Kekhawatiran akan perang dagang baru antara AS dan China, importir energi terbesar dunia, juga menekan harga.
Pada hari Selasa, China mengumumkan tarif atas impor minyak, gas alam cair, dan batu bara AS sebagai balasan atas tarif yang diterapkan AS pada ekspor China, yang menyebabkan WTI turun 3% pada titik terendah sesi, terendah sejak 31 Desember.
Pengenaan tarif oleh China pada impor AS mengurangi permintaan untuk komoditas tersebut, yang perlu dialihkan ke pasar lain, kata Andrew Lipow, presiden Lipow Oil Associates.
Isu OPEC
Pada hari Rabu, Presiden Iran, Masoud Pezeshkian, mendesak anggota OPEC untuk bersatu melawan kemungkinan sanksi AS, setelah Trump menyatakan akan mengembalikan kampanye tekanan maksimum pada Iran yang diterapkannya pada masa jabatan pertamanya.
Trump mendorong ekspor minyak Iran mendekati nol selama sebagian masa jabatan pertamanya setelah memberlakukan kembali sanksi untuk membatasi program nuklir negara tersebut.

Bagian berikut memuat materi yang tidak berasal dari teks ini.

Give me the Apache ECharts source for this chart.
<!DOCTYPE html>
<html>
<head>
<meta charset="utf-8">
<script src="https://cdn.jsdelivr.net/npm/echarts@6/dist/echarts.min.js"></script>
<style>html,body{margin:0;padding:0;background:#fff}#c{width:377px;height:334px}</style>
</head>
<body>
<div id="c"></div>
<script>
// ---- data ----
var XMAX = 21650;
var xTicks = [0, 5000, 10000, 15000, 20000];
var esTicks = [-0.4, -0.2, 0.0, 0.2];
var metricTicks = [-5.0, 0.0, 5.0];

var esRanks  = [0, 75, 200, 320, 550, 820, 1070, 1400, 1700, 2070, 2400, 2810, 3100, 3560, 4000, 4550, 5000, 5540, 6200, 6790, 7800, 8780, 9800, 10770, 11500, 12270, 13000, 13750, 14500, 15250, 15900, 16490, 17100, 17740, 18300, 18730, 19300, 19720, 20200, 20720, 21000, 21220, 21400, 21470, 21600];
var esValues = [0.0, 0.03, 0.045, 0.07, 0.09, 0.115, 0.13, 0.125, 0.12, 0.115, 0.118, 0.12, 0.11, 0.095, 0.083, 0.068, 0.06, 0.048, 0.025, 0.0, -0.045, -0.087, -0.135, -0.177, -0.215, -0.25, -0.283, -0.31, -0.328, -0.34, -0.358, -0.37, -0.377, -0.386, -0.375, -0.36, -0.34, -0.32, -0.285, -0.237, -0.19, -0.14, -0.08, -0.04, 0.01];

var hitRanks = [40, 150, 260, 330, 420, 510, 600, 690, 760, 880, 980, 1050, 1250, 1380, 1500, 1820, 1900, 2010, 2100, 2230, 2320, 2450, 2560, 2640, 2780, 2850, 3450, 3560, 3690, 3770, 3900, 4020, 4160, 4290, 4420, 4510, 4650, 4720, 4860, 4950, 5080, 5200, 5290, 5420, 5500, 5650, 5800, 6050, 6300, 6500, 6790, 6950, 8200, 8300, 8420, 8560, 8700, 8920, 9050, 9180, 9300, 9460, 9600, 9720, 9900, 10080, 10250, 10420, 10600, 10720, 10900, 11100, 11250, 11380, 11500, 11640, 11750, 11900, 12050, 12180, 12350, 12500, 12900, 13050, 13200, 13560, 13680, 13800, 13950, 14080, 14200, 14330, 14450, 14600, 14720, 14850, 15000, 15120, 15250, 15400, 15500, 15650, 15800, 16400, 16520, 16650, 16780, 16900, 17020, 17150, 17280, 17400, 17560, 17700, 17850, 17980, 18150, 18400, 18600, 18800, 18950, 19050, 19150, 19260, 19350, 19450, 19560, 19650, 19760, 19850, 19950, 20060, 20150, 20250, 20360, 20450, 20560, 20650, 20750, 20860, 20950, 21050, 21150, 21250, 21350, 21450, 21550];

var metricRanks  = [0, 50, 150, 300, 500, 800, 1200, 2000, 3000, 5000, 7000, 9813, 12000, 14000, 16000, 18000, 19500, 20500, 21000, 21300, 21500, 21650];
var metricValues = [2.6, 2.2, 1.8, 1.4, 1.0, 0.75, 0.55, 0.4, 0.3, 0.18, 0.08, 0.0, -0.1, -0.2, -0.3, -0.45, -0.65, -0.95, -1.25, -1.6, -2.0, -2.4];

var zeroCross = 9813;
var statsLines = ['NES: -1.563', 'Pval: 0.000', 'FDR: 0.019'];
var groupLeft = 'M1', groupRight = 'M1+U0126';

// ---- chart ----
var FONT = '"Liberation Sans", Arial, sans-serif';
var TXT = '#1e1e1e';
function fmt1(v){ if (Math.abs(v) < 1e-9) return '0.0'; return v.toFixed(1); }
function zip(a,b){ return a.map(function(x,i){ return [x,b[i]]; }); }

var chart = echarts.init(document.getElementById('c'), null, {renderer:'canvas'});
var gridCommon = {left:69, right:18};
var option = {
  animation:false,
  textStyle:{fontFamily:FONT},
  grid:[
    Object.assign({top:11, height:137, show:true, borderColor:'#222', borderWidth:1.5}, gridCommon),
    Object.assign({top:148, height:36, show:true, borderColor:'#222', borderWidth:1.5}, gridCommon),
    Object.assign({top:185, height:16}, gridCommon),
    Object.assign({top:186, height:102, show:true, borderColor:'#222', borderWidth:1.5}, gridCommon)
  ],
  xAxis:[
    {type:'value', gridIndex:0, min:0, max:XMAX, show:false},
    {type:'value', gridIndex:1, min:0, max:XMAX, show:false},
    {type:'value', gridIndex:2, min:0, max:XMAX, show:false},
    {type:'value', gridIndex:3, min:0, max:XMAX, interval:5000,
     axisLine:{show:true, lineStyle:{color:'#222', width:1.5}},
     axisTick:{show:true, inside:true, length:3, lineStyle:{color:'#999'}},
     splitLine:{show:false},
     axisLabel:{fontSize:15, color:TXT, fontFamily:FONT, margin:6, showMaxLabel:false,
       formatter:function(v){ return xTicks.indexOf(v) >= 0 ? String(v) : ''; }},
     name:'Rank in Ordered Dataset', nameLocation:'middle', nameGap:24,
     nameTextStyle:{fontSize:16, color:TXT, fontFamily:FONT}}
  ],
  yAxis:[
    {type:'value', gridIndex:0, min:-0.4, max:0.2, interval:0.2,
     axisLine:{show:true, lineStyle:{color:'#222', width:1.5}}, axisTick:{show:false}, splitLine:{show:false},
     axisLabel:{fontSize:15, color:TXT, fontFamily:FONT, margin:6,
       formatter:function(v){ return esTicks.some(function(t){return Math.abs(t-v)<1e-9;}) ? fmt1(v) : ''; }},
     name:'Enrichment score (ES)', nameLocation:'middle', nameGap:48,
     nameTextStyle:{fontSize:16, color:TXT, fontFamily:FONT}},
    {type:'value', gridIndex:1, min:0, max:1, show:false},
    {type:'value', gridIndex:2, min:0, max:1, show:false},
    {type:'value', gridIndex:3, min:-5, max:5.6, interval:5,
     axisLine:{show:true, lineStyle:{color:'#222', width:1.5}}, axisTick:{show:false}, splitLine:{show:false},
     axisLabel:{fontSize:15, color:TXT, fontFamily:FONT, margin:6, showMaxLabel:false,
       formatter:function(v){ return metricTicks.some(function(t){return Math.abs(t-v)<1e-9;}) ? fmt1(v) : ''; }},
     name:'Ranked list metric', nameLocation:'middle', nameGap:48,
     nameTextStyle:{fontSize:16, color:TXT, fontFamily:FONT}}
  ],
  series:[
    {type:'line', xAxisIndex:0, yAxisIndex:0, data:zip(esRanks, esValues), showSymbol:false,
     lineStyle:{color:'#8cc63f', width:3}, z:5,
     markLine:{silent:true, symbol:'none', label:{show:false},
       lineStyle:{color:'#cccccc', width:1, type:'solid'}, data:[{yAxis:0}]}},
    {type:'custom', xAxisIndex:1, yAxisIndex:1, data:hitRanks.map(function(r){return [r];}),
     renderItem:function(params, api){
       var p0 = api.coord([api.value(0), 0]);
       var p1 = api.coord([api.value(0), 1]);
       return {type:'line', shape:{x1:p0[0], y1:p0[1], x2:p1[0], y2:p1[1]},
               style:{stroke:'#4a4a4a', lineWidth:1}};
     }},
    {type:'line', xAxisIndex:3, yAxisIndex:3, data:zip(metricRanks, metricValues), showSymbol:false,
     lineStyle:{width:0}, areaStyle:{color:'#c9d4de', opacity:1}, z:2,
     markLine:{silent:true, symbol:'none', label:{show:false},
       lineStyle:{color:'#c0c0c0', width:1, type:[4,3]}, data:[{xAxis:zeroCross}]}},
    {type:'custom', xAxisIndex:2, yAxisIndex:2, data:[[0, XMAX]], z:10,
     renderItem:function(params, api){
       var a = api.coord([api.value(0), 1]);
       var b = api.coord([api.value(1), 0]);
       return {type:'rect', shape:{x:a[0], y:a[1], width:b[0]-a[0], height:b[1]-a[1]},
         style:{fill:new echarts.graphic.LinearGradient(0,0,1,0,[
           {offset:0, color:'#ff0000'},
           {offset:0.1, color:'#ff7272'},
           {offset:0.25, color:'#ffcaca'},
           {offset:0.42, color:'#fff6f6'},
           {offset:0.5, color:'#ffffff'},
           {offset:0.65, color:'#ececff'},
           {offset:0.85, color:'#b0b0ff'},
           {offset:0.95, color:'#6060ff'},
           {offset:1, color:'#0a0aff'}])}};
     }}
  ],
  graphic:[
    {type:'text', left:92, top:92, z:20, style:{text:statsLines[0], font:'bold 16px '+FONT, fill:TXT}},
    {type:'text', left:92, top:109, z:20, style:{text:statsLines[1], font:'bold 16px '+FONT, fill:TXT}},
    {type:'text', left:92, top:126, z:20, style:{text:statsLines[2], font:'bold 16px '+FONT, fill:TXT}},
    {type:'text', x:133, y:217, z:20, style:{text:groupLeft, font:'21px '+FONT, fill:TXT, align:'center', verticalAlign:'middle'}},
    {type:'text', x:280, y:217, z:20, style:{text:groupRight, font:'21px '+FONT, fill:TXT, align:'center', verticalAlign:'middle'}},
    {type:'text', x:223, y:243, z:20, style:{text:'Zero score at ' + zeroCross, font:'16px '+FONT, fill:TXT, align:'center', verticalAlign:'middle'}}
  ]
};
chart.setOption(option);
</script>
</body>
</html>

Jika sanksi ini diberlakukan kembali, pengetatan pasokan yang dihasilkan dapat mempertahankan momentum kenaikan harga minyak, terutama di tengah penyesuaian pasokan dari produsen OPEC+ yang lebih lambat dari perkiraan, kata Ahmad Assiri, ahli strategi penelitian di perusahaan pialang Pepperstone.
Sentimen Perang Dagang
Ekspor minyak Iran menghasilkan USD 53 miliar pada tahun 2023 dan $54 miliar setahun sebelumnya, menurut perkiraan EIA. Produksi selama tahun 2024 berjalan pada tingkat tertinggi sejak 2018, berdasarkan data OPEC.

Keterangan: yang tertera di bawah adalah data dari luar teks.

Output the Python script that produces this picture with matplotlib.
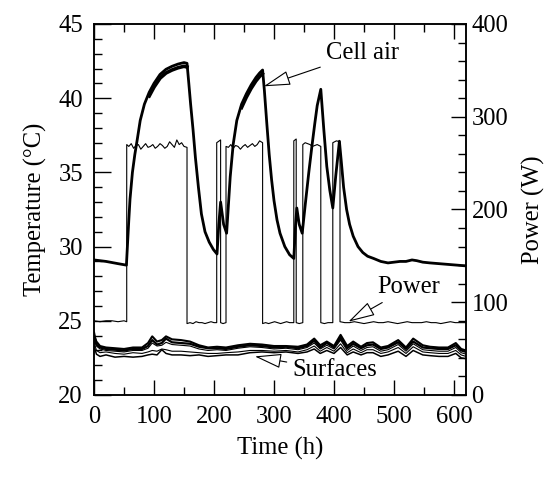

Pasar minyak kini terjebak antara meningkatnya ketakutan bahwa perang dagang yang semakin memanas akan merusak pertumbuhan permintaan minyak global di satu sisi dan kemungkinan gangguan mendadak ekspor minyak Iran, kata Bjarne Schieldrop, kepala analis komoditas di SEB.